Contrary to what you may have read elsewhere--most recently, perhaps, in the New York Times--Sellars is not an artsy joker. He is no clumsy comic-book clown. He certainly is no self-indulgent fool.
Self-indulgent, he may be. A fool he is not.
He happens to know--and care--a lot about music and drama. A man of passionate convictions, he refuses to accept hand-me-down stereotypes or predigested interpretations. He abhors cliches and conventions. He insists that opera make sense on contemporary terms for inquisitive modern audiences.

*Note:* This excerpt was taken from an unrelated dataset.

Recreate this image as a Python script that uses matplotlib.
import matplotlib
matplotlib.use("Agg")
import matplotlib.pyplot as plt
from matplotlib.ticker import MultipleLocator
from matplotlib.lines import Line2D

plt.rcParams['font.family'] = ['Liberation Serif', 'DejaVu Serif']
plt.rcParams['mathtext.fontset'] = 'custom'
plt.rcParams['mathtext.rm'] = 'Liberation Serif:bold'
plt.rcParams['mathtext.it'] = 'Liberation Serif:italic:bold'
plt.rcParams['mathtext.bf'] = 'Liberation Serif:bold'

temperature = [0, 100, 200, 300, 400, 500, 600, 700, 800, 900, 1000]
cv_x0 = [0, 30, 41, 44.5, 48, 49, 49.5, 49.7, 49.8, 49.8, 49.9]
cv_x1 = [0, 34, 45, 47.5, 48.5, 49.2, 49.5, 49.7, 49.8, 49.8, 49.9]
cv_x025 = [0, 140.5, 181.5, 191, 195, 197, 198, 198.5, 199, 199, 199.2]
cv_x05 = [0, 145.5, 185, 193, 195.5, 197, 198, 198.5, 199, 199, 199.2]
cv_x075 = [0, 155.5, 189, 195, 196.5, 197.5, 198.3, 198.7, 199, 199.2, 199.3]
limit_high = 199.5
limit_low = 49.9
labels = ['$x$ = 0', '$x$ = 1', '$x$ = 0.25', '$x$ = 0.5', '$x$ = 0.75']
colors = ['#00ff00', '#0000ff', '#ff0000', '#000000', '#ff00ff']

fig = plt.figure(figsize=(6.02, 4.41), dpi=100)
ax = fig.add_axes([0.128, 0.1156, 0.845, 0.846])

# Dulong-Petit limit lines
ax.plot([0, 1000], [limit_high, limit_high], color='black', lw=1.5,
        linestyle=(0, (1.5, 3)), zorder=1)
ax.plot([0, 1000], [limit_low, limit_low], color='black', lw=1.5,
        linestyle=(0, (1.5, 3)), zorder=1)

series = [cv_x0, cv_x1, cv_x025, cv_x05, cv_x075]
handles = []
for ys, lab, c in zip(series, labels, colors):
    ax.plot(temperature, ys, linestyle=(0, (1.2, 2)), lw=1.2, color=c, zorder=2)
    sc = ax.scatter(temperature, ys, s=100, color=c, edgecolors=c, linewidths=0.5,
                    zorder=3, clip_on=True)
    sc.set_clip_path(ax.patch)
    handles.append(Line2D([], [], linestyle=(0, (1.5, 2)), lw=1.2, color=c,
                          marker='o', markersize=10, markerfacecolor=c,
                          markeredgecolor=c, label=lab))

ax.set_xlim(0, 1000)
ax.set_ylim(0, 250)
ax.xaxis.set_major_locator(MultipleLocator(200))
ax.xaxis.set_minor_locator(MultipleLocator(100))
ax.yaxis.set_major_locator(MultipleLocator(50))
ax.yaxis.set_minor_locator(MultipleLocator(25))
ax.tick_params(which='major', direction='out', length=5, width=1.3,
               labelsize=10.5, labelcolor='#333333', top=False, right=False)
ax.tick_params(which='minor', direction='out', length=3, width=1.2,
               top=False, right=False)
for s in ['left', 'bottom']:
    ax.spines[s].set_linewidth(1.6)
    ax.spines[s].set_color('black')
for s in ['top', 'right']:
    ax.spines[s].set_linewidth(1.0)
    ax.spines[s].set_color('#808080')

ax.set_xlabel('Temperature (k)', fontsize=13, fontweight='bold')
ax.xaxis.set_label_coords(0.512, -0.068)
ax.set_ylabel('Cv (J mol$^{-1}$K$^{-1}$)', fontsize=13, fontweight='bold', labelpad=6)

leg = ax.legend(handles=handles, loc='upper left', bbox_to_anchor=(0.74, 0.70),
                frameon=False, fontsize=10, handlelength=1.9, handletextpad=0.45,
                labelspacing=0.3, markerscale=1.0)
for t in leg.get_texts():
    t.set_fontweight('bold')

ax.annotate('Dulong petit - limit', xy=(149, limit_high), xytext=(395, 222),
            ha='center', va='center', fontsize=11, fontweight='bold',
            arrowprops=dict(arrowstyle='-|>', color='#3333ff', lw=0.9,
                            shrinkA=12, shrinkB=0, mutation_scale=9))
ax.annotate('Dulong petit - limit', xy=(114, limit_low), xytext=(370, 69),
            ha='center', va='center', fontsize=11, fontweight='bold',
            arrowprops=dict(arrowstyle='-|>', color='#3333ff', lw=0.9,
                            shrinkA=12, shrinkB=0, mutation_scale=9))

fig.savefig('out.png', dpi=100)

He works with a distinctly American sensibility, and imposes it where necessary upon his surprisingly flexible, amazingly receptive sources.

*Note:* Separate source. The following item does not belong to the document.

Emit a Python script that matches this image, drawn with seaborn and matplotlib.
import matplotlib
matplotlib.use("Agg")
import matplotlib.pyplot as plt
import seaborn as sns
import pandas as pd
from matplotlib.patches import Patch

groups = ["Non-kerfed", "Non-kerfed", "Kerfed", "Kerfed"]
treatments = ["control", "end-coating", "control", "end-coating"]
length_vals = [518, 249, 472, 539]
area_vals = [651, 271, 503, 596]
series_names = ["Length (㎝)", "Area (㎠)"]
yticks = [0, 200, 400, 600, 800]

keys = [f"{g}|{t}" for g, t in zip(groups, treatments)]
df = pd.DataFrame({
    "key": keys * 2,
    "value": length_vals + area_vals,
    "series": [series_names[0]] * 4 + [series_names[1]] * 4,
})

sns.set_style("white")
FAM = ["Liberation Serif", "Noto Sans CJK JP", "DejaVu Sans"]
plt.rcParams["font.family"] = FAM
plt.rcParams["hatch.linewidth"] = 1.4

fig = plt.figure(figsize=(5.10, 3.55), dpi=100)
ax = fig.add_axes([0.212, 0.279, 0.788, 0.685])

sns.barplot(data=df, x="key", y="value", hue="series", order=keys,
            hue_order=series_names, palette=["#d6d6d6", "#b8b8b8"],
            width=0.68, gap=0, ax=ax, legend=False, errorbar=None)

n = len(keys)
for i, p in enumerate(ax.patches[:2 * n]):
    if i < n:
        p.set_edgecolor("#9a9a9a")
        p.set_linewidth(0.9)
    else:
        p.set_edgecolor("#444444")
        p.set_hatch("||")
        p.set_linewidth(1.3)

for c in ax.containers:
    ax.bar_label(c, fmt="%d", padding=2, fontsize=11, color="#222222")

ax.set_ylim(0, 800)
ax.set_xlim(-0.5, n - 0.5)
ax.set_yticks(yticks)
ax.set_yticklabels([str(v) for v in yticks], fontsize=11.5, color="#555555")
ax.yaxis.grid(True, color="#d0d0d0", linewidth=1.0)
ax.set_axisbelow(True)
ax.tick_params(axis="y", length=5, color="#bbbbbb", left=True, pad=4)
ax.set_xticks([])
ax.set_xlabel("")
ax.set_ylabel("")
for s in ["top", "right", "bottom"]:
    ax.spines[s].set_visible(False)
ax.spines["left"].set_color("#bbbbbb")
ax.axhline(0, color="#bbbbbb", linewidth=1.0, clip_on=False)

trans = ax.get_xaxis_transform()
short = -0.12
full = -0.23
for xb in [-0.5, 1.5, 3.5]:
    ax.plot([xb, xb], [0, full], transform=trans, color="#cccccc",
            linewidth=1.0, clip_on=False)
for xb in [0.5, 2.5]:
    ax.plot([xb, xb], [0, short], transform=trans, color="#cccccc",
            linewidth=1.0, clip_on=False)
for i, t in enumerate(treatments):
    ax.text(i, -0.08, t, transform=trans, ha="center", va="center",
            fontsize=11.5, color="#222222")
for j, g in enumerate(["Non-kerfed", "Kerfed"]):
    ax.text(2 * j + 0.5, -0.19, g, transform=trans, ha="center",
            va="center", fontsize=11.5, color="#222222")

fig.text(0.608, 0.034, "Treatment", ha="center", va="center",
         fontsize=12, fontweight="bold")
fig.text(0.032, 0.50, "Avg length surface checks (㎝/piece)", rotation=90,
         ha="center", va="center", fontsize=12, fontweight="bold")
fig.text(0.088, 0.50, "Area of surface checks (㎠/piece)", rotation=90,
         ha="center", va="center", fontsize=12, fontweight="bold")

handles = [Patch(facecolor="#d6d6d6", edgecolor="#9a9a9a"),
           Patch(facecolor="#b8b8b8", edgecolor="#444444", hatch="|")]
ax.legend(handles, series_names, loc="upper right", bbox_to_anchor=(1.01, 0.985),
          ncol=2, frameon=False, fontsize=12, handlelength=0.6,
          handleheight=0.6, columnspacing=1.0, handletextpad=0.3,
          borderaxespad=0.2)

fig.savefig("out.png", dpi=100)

He is an obsessive pioneer in a field dominated by tired hacks. Like many a pioneer before him, he sometimes overstates his case. He often goes a step or three too far. Even his miscalculations, however, are revealing.
Sellars' dubious decisions are relentlessly exposed, along with his staggering inspirations, in a three-part project that began some years ago at the Pepsico Summerfare in Purchase, N.Y. It was here that he staged "Le Nozze di Figaro" as a very dark comedy of errors and eros plus social intrigue that happens to take place in the Trump Tower of glitzy Manhattan.

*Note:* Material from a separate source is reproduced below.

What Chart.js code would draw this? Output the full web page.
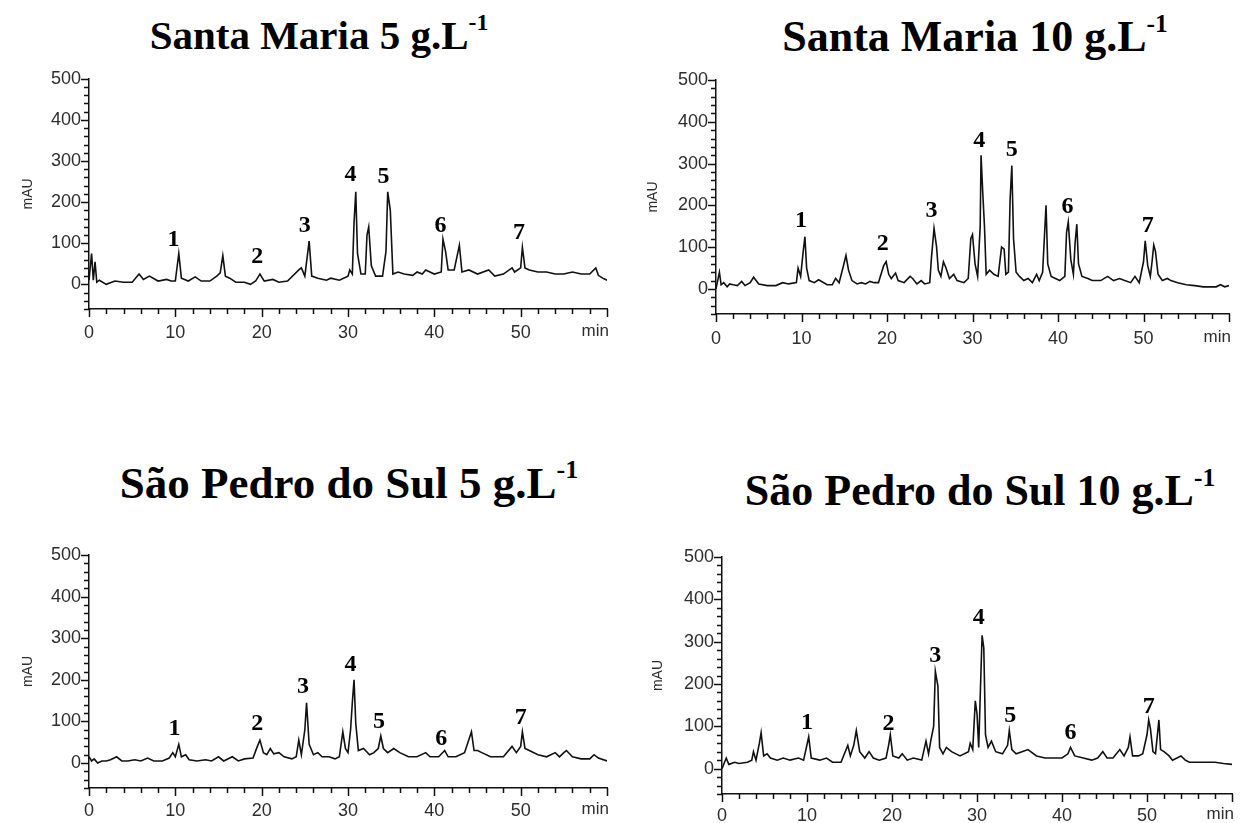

It was at Pepsico that Don Giovanni became a sleazy dope pusher in Spanish Harlem. It was here, too, that Sellars completed the transformation of "Cosi fan Tutte" into a poignant study of amorous hysteria in an urban hangout called Despina's Diner.
Predictably, the director-auteur has found his share of adversaries as well as champions. He failed to sustain the financial backing he needed at Pepsico. It must be significant--and ironic--that the three Da Ponte operas were finally taped for television in Mozart's native Austria, not in Sellars' native America.
Be that as it may, we are lucky to have these historic productions authentically preserved. Celebrating the Mozart bicentennial, PBS will broadcast a documentary about the making of the trilogy tonight (at 10 on Channel 28), followed by the complete "Figaro" on Friday (9 p.m.). The series is scheduled to continue with "Don Giovanni" on Jan. 4 and "Cosi" on Feb. 15.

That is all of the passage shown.